Il luogo influenza profondamente il mio modo di suonare, ha un ruolo fondamentale. Suonare all’alba, immerso in un paesaggio così essenziale e carico di quiete, cambia la percezione del tempo, del respiro e anche del suono. Ogni nota ha un peso diverso e si ascolta di più. La luce, il paesaggio e il silenzio dell’alba diventano come uno spartito musicale, parte del fraseggio. Questo trasforma il mio modo di suonare, soprattutto nelle parti improvvisate, dove tutto diventa più intimo e più vero.

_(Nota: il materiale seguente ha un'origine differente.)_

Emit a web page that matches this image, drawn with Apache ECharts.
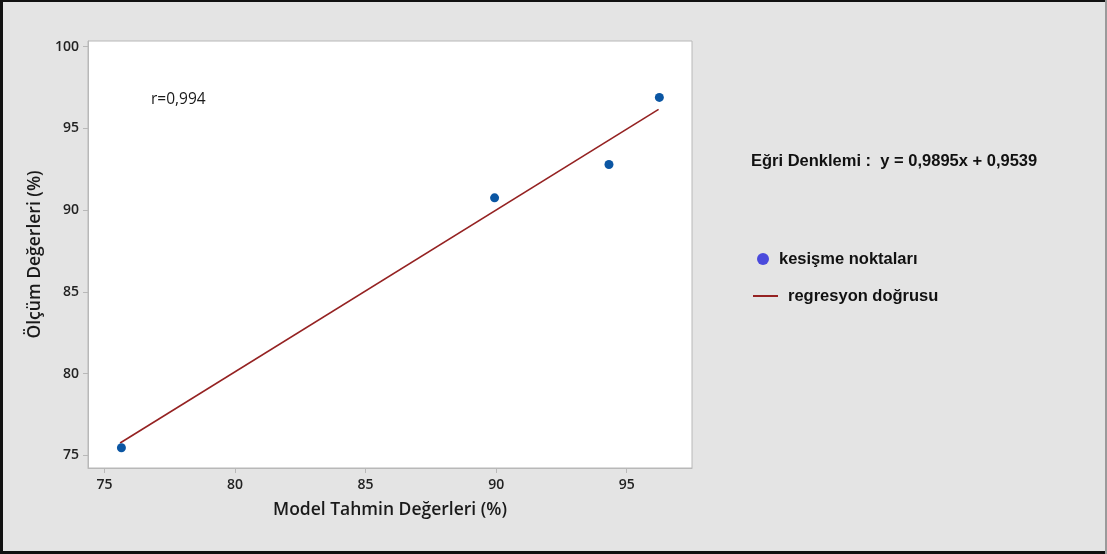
<!DOCTYPE html>
<html>
<head>
<meta charset="utf-8">
<script src="https://cdn.jsdelivr.net/npm/echarts@6/dist/echarts.min.js"></script>
<style>
  html, body { margin: 0; padding: 0; background: #e4e4e4; }
  #chart { width: 1107px; height: 554px; }
</style>
</head>
<body>
<div id="chart"></div>
<script>
// Model predictions vs. measured values (%)
const modelValues = [75.65, 89.94, 94.32, 96.25];
const measuredValues = [75.47, 90.75, 92.79, 96.89];

// Regression line y = slope * x + intercept
const slope = 0.9895;
const intercept = 0.9539;
const lineStartX = 75.6;
const lineEndX = 96.22;

const xTicks = [75, 80, 85, 90, 95];
const yTicks = [75, 80, 85, 90, 95, 100];

const rLabel = 'r=0,994';
const equationLabel = 'Eğri Denklemi :  y = 0,9895x + 0,9539';
const pointsName = 'kesişme noktaları';
const lineName = 'regresyon doğrusu';

const scatterData = modelValues.map((x, i) => [x, measuredValues[i]]);
const lineData = [lineStartX, lineEndX].map(x => [x, slope * x + intercept]);

const chart = echarts.init(document.getElementById('chart'));

const axisFont = {
  color: '#222',
  fontFamily: 'Open Sans',
  fontSize: 14,
  fontWeight: 600
};

chart.setOption({
  backgroundColor: '#e4e4e4',
  animation: false,
  grid: {
    left: 88, top: 41, width: 604, height: 427,
    show: true, backgroundColor: '#ffffff', borderColor: '#b8b8b8', borderWidth: 1
  },
  xAxis: {
    type: 'value',
    min: 74.37, max: 97.5,
    name: 'Model Tahmin Değerleri (%)',
    nameLocation: 'middle',
    nameGap: 33,
    nameTextStyle: { color: '#1a1a1a', fontFamily: 'Open Sans', fontSize: 17.5, fontWeight: 600 },
    splitLine: { show: false },
    axisLine: { lineStyle: { color: '#b8b8b8' } },
    axisTick: { customValues: xTicks, length: 5, lineStyle: { color: '#b8b8b8' } },
    axisLabel: Object.assign({ customValues: xTicks, margin: 10 }, axisFont)
  },
  yAxis: {
    type: 'value',
    min: 74.235, max: 100.34,
    name: 'Ölçüm Değerleri (%)',
    nameLocation: 'middle',
    nameGap: 43,
    nameTextStyle: { color: '#1a1a1a', fontFamily: 'Open Sans', fontSize: 17.5, fontWeight: 600 },
    splitLine: { show: false },
    axisLine: { show: true, lineStyle: { color: '#b8b8b8' } },
    axisTick: { show: true, customValues: yTicks, length: 5, lineStyle: { color: '#b8b8b8' } },
    axisLabel: Object.assign({ customValues: yTicks, margin: 9 }, axisFont)
  },
  series: [
    {
      name: lineName,
      type: 'line',
      data: lineData,
      showSymbol: false,
      lineStyle: { color: '#952222', width: 1.6 },
      z: 2
    },
    {
      name: pointsName,
      type: 'scatter',
      data: scatterData,
      symbolSize: 9,
      itemStyle: { color: '#0b56a3', opacity: 1 },
      z: 3
    }
  ],
  graphic: [
    // correlation coefficient inside the plot
    {
      type: 'text', left: 151, top: 92,
      style: { text: rLabel, fill: '#1a1a1a', font: '15.5px "Open Sans"' }
    },
    // fitted equation
    {
      type: 'text', left: 751, top: 153,
      style: { text: equationLabel, fill: '#111', font: 'bold 16.5px "Liberation Sans"' }
    },
    // legend: points
    {
      type: 'circle', shape: { cx: 763, cy: 259, r: 6 },
      style: { fill: '#4a4adc' }
    },
    {
      type: 'text', left: 779, top: 251,
      style: { text: pointsName, fill: '#111', font: 'bold 16.5px "Liberation Sans"' }
    },
    // legend: regression line
    {
      type: 'line', shape: { x1: 753, y1: 296, x2: 778, y2: 296 },
      style: { stroke: '#952222', lineWidth: 2 }
    },
    {
      type: 'text', left: 788, top: 288,
      style: { text: lineName, fill: '#111', font: 'bold 16.5px "Liberation Sans"' }
    },
    // outer frame
    { type: 'rect', shape: { x: 0, y: 0, width: 1107, height: 2 }, style: { fill: '#111' } },
    { type: 'rect', shape: { x: 0, y: 0, width: 3, height: 554 }, style: { fill: '#111' } },
    { type: 'rect', shape: { x: 0, y: 551, width: 1107, height: 3 }, style: { fill: '#111' } },
    { type: 'rect', shape: { x: 1105, y: 0, width: 2, height: 554 }, style: { fill: '#9a9a9a' } }
  ]
});
</script>
</body>
</html>
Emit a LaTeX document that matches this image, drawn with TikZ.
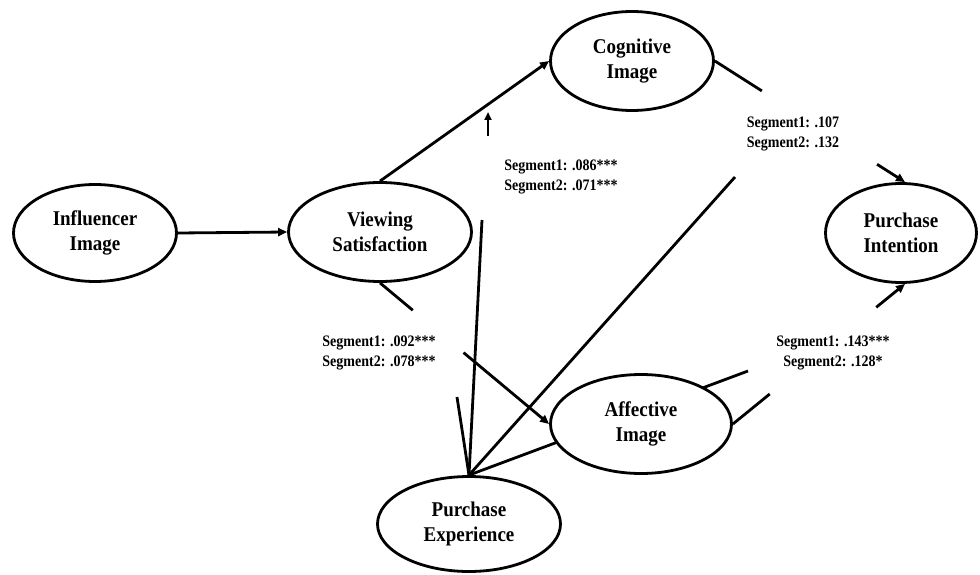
\documentclass[tikz,border=0pt]{standalone}
\usepackage{fontspec}
\setmainfont{Liberation Serif}
\newfontfamily\labelfont[FakeStretch=0.875]{Liberation Serif}
\newfontfamily\constructfont[FakeStretch=0.905]{Liberation Serif}
\usetikzlibrary{shapes.geometric,arrows.meta,calc,backgrounds}
\begin{document}
\begin{tikzpicture}[x=1pt,y=-1pt,
  construct/.style={ellipse,draw,line width=2.8pt,fill=white,inner sep=0pt,align=center,
    font=\constructfont\fontsize{21}{25}\selectfont\bfseries},
  conn/.style={line width=2.8pt},
  arr/.style={conn,-{Triangle[length=9pt,width=8pt]}},
  seglabel/.style={font=\labelfont\fontsize{16}{20}\selectfont\bfseries,inner sep=0pt}]
\useasboundingbox (0,0) rectangle (980,575);

\node[construct,minimum width=163pt,minimum height=97pt] (inf) at (95,233) {Influencer\\Image};
\node[construct,minimum width=183pt,minimum height=99pt] (vs) at (380,232) {Viewing\\Satisfaction};
\node[construct,minimum width=163pt,minimum height=99pt] (cog) at (632,61) {Cognitive\\Image};
\node[construct,minimum width=151pt,minimum height=99pt] (pi) at (901,233) {Purchase\\Intention};
\node[construct,minimum width=181pt,minimum height=99pt] (aff) at (641,424) {Affective\\Image};
\node[construct,minimum width=183pt,minimum height=95pt] (pe) at (469,524) {Purchase\\Experience};

% free ends of the moderation lines
\coordinate (m1) at (482,220);
\coordinate (m2) at (457,397);
\coordinate (m3) at (735,177);
\coordinate (m4) at (748,371);
\coordinate (a1) at (488,136);
\coordinate (a2) at (488,112);

\begin{pgfonlayer}{background}
\draw[arr] (inf.east) -- (vs.west);
\draw[arr] (vs.north) -- (cog.west);
% Viewing -> Affective (broken by label)
\draw[conn] (vs.south) -- ($(vs.south)!0.194!(aff.west)$);
\draw[arr] ($(vs.south)!0.494!(aff.west)$) -- (aff.west);
% Cognitive -> Purchase Intention
\draw[conn] (cog.east) -- ($(cog.east)!0.247!([xshift=4pt]pi.north)$);
\draw[arr] ($(cog.east)!0.853!([xshift=4pt]pi.north)$) -- ([xshift=4pt]pi.north);
% Affective -> Purchase Intention
\draw[conn] (aff.east) -- ($(aff.east)!0.214!([xshift=4pt]pi.south)$);
\draw[arr] ($(aff.east)!0.833!([xshift=4pt]pi.south)$) -- ([xshift=4pt]pi.south);
% moderation lines from Purchase Experience
\draw[conn] (pe.north) -- (m1);
\draw[conn] (pe.north) -- (m2);
\draw[conn] (pe.north) -- (m3);
\draw[conn] (pe.north) -- (m4);
\draw[conn,-{Triangle[length=8pt,width=7pt]}] (a1) -- (a2);
\end{pgfonlayer}

\node[seglabel,align=left] (l1) at (561,177) {Segment1: .086***\\Segment2: .071***};
\node[seglabel,align=left] (l2) at (793,134) {Segment1: .107\\Segment2: .132};
\node[seglabel,align=left] (l3) at (379,353) {Segment1: .092***\\Segment2: .078***};
\node[seglabel,align=center] (l4) at (833,353) {Segment1: .143***\\Segment2: .128*};
\end{tikzpicture}
\end{document}
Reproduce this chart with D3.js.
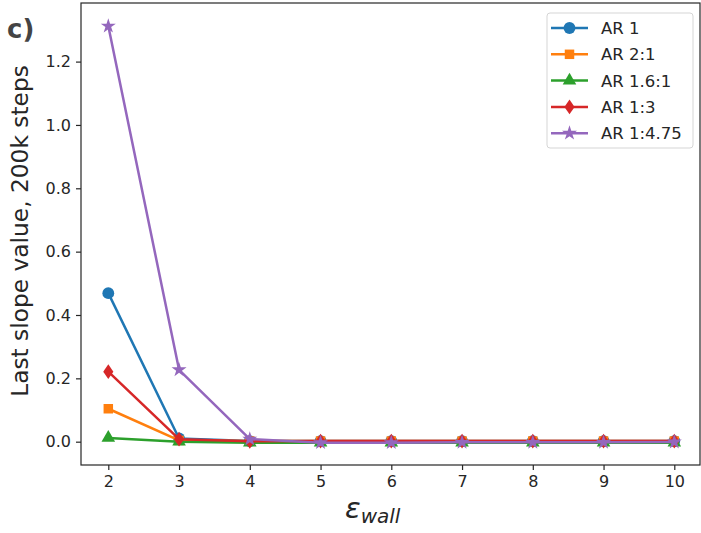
<!DOCTYPE html>
<html><head><meta charset="utf-8">
<script src="https://cdn.jsdelivr.net/npm/d3@7"></script>
<style>body{margin:0;background:#fff}svg{display:block}text{font-family:"DejaVu Sans",sans-serif}</style>
</head><body>
<svg id="c" width="701" height="533"></svg>
<script>
const xValues = [2, 3, 4, 5, 6, 7, 8, 9, 10];
const seriesNames = ["AR 1", "AR 2:1", "AR 1.6:1", "AR 1:3", "AR 1:4.75"];
const ar1    = [0.469, 0.010, 0.002, 0.002, 0.002, 0.002, 0.002, 0.002, 0.002];
const ar2_1  = [0.104, 0.004, 0.002, 0.002, 0.002, 0.002, 0.002, 0.002, 0.002];
const ar16_1 = [0.012, 0.000, -0.003, -0.003, -0.003, -0.003, -0.003, -0.003, -0.003];
const ar1_3  = [0.221, 0.008, 0.001, 0.002, 0.002, 0.002, 0.002, 0.002, 0.002];
const ar1_475= [1.312, 0.227, 0.008, -0.003, -0.003, -0.002, -0.002, -0.002, -0.001];
const yTicks = [0.0, 0.2, 0.4, 0.6, 0.8, 1.0, 1.2];
const xTicks = [2, 3, 4, 5, 6, 7, 8, 9, 10];
const colors = ["#1f77b4", "#ff7f0e", "#2ca02c", "#d62728", "#9467bd"];
const symbols = [d3.symbolCircle, d3.symbolSquare, d3.symbolTriangle, d3.symbolDiamond, d3.symbolStar];
const symSizes = [110, 90, 80, 62, 70];
const series = [ar1, ar2_1, ar16_1, ar1_3, ar1_475];

const svg = d3.select("#c");
const L = 81, R = 700, T = 3, B = 465;
const x = d3.scaleLinear().domain([1.6, 10.4]).range([80, 702.6]);
const y = d3.scaleLinear().domain([-0.0736, 1.385]).range([B, T]);

const tc = "#262626";
const xa = svg.append("g").attr("transform", `translate(0,${B})`)
  .call(d3.axisBottom(x).tickValues(xTicks).tickFormat(d3.format("d")).tickSize(5).tickPadding(6));
const ya = svg.append("g").attr("transform", `translate(${L},0)`)
  .call(d3.axisLeft(y).tickValues(yTicks).tickFormat(d3.format(".1f")).tickSize(5).tickPadding(5));
[xa, ya].forEach(a => {
  a.select(".domain").remove();
  a.selectAll("line").attr("stroke", tc).attr("stroke-width", 1.2);
  a.selectAll("text").attr("font-size", 16).attr("fill", tc).attr("font-family", "DejaVu Sans");
});

const sym = k => k === 3 ? " scale(1.2,1)" : "";
const line = d3.line().x((d, i) => x(xValues[i])).y(d => y(d));
series.forEach((s, k) => {
  svg.append("path").datum(s).attr("d", line).attr("fill", "none")
    .attr("stroke", colors[k]).attr("stroke-width", 2.5).attr("stroke-linejoin", "round");
  svg.append("g").selectAll("path").data(s).join("path")
    .attr("transform", (d, i) => `translate(${x(xValues[i])},${y(d)})${sym(k)}`)
    .attr("d", d3.symbol().type(symbols[k]).size(symSizes[k]))
    .attr("fill", colors[k]);
});

svg.append("rect").attr("x", L).attr("y", T).attr("width", R - L).attr("height", B - T)
  .attr("fill", "none").attr("stroke", tc).attr("stroke-width", 1.2);

const lg = svg.append("g");
lg.append("rect").attr("x", 547).attr("y", 13).attr("width", 146).attr("height", 135).attr("rx", 3)
  .attr("fill", "#fff").attr("fill-opacity", 0.8).attr("stroke", "#d5d5d5").attr("stroke-width", 1);
seriesNames.forEach((n, k) => {
  const yy = 28 + k * 26.3;
  lg.append("line").attr("x1", 551).attr("x2", 588).attr("y1", yy).attr("y2", yy)
    .attr("stroke", colors[k]).attr("stroke-width", 2.5);
  lg.append("path").attr("transform", `translate(569.5,${yy})${sym(k)}`)
    .attr("d", d3.symbol().type(symbols[k]).size(symSizes[k])).attr("fill", colors[k]);
  lg.append("text").attr("x", 601).attr("y", yy).attr("dy", "0.36em").attr("font-size", 16.5)
    .attr("fill", tc).text(n);
});

svg.append("text").attr("transform", `translate(28,231) rotate(-90)`)
  .attr("text-anchor", "middle").attr("font-size", 23.3).attr("fill", tc)
  .text("Last slope value, 200k steps");

const xl = svg.append("text").attr("x", 345).attr("y", 518).attr("fill", tc).attr("font-style", "italic");
xl.append("tspan").attr("font-size", 29).text("ε");
xl.append("tspan").attr("font-size", 20).attr("dy", 5).text("wall");

svg.append("text").attr("x", 7).attr("y", 38).attr("font-size", 26).attr("font-weight", "bold")
  .attr("fill", "#444").text("c)");
</script>
</body></html>
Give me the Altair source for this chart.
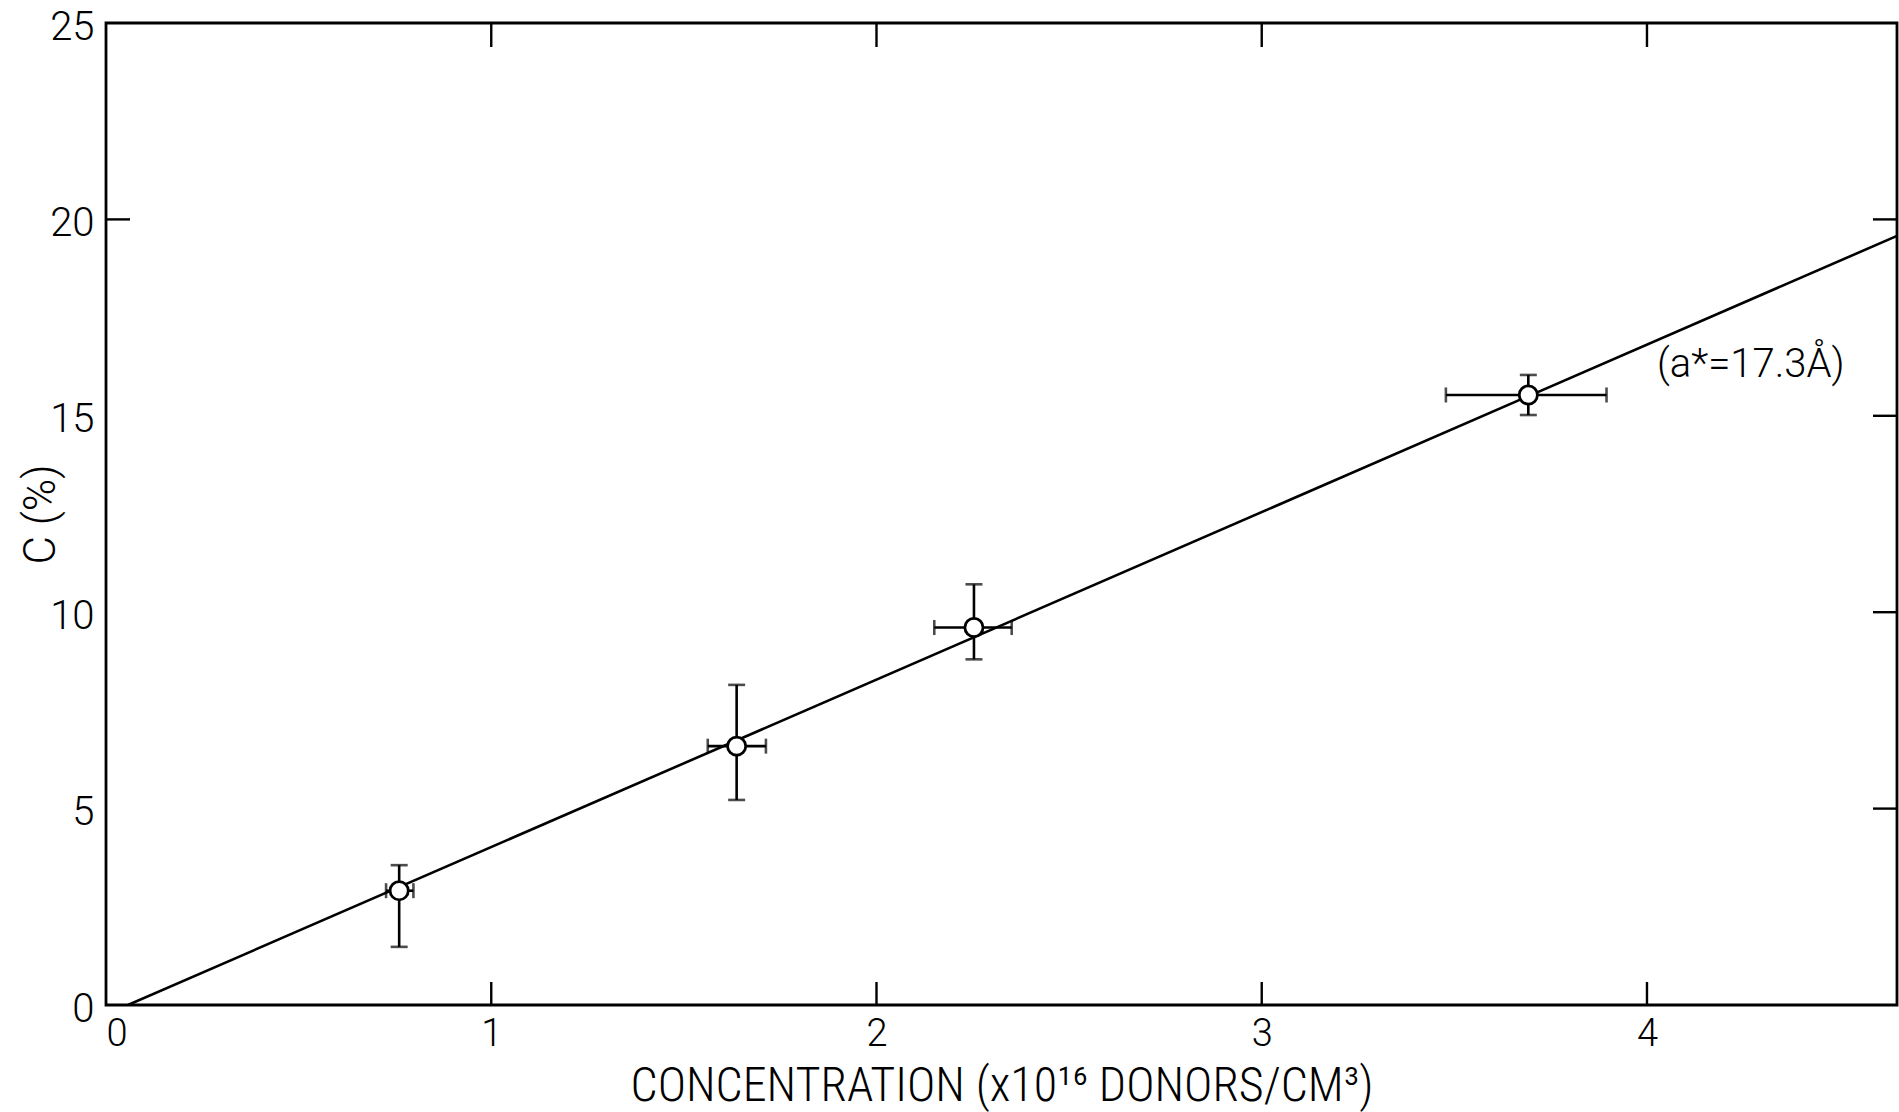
import altair as alt
import pandas as pd

# ---- data ----
conc = [0.761, 1.637, 2.253, 3.692]          # x10^16 donors/cm^3
c_pct = [2.91, 6.59, 9.61, 15.53]            # C (%)
conc_lo = [0.727, 1.562, 2.150, 3.478]
conc_hi = [0.798, 1.713, 2.351, 3.895]
c_lo = [1.48, 5.22, 8.80, 15.02]
c_hi = [3.56, 8.15, 10.71, 16.04]

fit_x = [0.057, 4.649]
fit_y = [0.0, 19.58]

x_tick_vals = [1, 2, 3, 4]
y_tick_right = [5, 10, 15, 20]
y_tick_left = [20]
x_labels = [0, 1, 2, 3, 4]
y_labels = [0, 5, 10, 15, 20, 25]

annot_text = ["(a*=17.3Å)"]
annot_x = [4.026]
annot_y = [15.99]

W, H = 1791, 982
FONT = "Roboto, Liberation Sans, sans-serif"
FONT_C = "Roboto Condensed, Liberation Sans Narrow, DejaVu Sans Condensed, sans-serif"
XMAX = 4.649

pts = pd.DataFrame({"x": conc, "y": c_pct, "xlo": conc_lo, "xhi": conc_hi,
                    "ylo": c_lo, "yhi": c_hi})
fit = pd.DataFrame({"x": fit_x, "y": fit_y})

xs = alt.Scale(domain=[0, XMAX], nice=False, zero=False)
ys = alt.Scale(domain=[0, 25], nice=False, zero=False)

x_axis = alt.Axis(values=x_labels, format="d", title="CONCENTRATION  (x10¹⁶ DONORS/CM³)",
                  grid=False, ticks=False, domain=False, labelFontSize=38,
                  labelFontWeight=300, labelPadding=10, labelFont=FONT,
                  labelColor="black", titleFont=FONT_C, titleFontSize=48,
                  titleFontWeight=300, titleColor="black", titleY=95,
                  titleBaseline="alphabetic")
y_axis = alt.Axis(values=y_labels, format="d", title="C (%)", grid=False, ticks=False,
                  domain=False, labelFontSize=40, labelFontWeight=300,
                  labelPadding=12, labelOffset=4, labelFont=FONT, labelColor="black",
                  titleFont=FONT, titleFontSize=44, titleFontWeight=300,
                  titleColor="black", titleX=-52, titleBaseline="alphabetic")

base = alt.Chart(pts)

line = alt.Chart(fit).mark_line(color="black", strokeWidth=2.6, clip=True).encode(
    x=alt.X("x:Q", scale=xs, axis=x_axis),
    y=alt.Y("y:Q", scale=ys, axis=y_axis),
)

vbars = base.mark_rule(color="black", strokeWidth=2.6).encode(
    x=alt.X("x:Q", scale=xs), y=alt.Y("ylo:Q", scale=ys), y2="yhi:Q")
hbars = base.mark_rule(color="black", strokeWidth=2.6).encode(
    y=alt.Y("y:Q", scale=ys), x=alt.X("xlo:Q", scale=xs), x2="xhi:Q")

cap_top = base.mark_tick(orient="horizontal", color="black", size=17, thickness=2.6).encode(
    x=alt.X("x:Q", scale=xs), y=alt.Y("yhi:Q", scale=ys))
cap_bot = base.mark_tick(orient="horizontal", color="black", size=17, thickness=2.6).encode(
    x=alt.X("x:Q", scale=xs), y=alt.Y("ylo:Q", scale=ys))
cap_l = base.mark_tick(orient="vertical", color="black", size=15, thickness=2.6).encode(
    x=alt.X("xlo:Q", scale=xs), y=alt.Y("y:Q", scale=ys))
cap_r = base.mark_tick(orient="vertical", color="black", size=15, thickness=2.6).encode(
    x=alt.X("xhi:Q", scale=xs), y=alt.Y("y:Q", scale=ys))

points = base.mark_point(shape="circle", filled=False, fill="white", fillOpacity=1,
                         stroke="black", strokeWidth=2.8, size=330, opacity=1).encode(
    x=alt.X("x:Q", scale=xs), y=alt.Y("y:Q", scale=ys))

# inward tick marks of the frame
xt = pd.DataFrame({"v": x_tick_vals})
yr = pd.DataFrame({"v": y_tick_right})
yl = pd.DataFrame({"v": y_tick_left})
ticks_bottom = alt.Chart(xt).mark_rule(color="black", strokeWidth=2.4).encode(
    x=alt.X("v:Q", scale=xs), y=alt.value(H), y2=alt.value(H - 23))
ticks_top = alt.Chart(xt).mark_rule(color="black", strokeWidth=2.4).encode(
    x=alt.X("v:Q", scale=xs), y=alt.value(0), y2=alt.value(24))
ticks_right = alt.Chart(yr).mark_rule(color="black", strokeWidth=2.4).encode(
    y=alt.Y("v:Q", scale=ys), x=alt.value(W), x2=alt.value(W - 24))
ticks_left = alt.Chart(yl).mark_rule(color="black", strokeWidth=2.4).encode(
    y=alt.Y("v:Q", scale=ys), x=alt.value(0), x2=alt.value(24))

annot = alt.Chart(pd.DataFrame({"t": annot_text, "x": annot_x, "y": annot_y})).mark_text(
    align="left", baseline="alphabetic", fontSize=40, fontWeight=300, font=FONT,
    color="black").encode(
    x=alt.X("x:Q", scale=xs), y=alt.Y("y:Q", scale=ys), text="t:N")

chart = alt.layer(line, vbars, hbars, cap_top, cap_bot, cap_l, cap_r, points,
                  ticks_bottom, ticks_top, ticks_right, ticks_left, annot).properties(
    width=W, height=H,
    autosize=alt.AutoSizeParams(type="none"),
    padding={"left": 106, "top": 23, "right": 2, "bottom": 107},
    background="white",
).configure_view(stroke="black", strokeWidth=2.8)

chart.save("out.html", embed_options={"renderer": "svg", "actions": False})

Musica sulle Bocche punta da sempre sull’incontro tra natura e musica. Lei che rapporto ha con questi due elementi nella sua vita e nella sua arte?
Per me natura e musica non sono separabili. Camminare in silenzio, osservare, ascoltare i suoni naturali: tutto questo è parte del mio processo creativo. Non è solo ispirazione: è ritmo, dinamica, timbro. Anche nella composizione cerco quel respiro che viene dal paesaggio, dalla terra, dal vento. È un modo di stare al mondo che poi si traduce in suono.

Le sue dieci composizioni originali sembrano raccontare un viaggio emotivo. C’è un filo narrativo che le lega o sono piuttosto istantanee di momenti diversi?
Su dieci tracce, ho voluto registrare tre cover che in quel momento mi ispiravano più di altri brani e che ho sentito potessero integrarsi bene nel progetto. Direi quindi: entrambe le cose. Ogni brano è nato da un’emozione distinta, spesso legata a un luogo, un fatto, un incontro, un pensiero. Nell’insieme, col tempo, si è delineato un percorso: come se ogni pezzo fosse una tappa di qualcosa che non avevo programmato, ma che si è svelato suonando. Il filo è emotivo ma anche un po’ narrativo.

Quali sono i chitarristi o le esperienze musicali che hanno influenzato maggiormente la sua ricerca artistica?
Ce ne sono tanti, e non solo chitarristi. Più che singoli nomi, mi hanno influenzato certi approcci: la libertà di Ralph Towner, la profondità timbrica e il lirismo di Pat Metheny, la forza narrativa di Ennio Morricone, la poesia di Bill Frisell e Bill Evans, il senso ritmico di alcuni batteristi a cui mi sento molto legato. Ma la lista potrebbe essere lunghissima.
E poi ci sono le esperienze vissute fuori dai palchi: ascoltare la natura, osservare le persone, il silenzio, certi canti popolari. Tutto questo ha inciso più della tecnica. La vera influenza è quella che ti cambia il modo di ascoltare.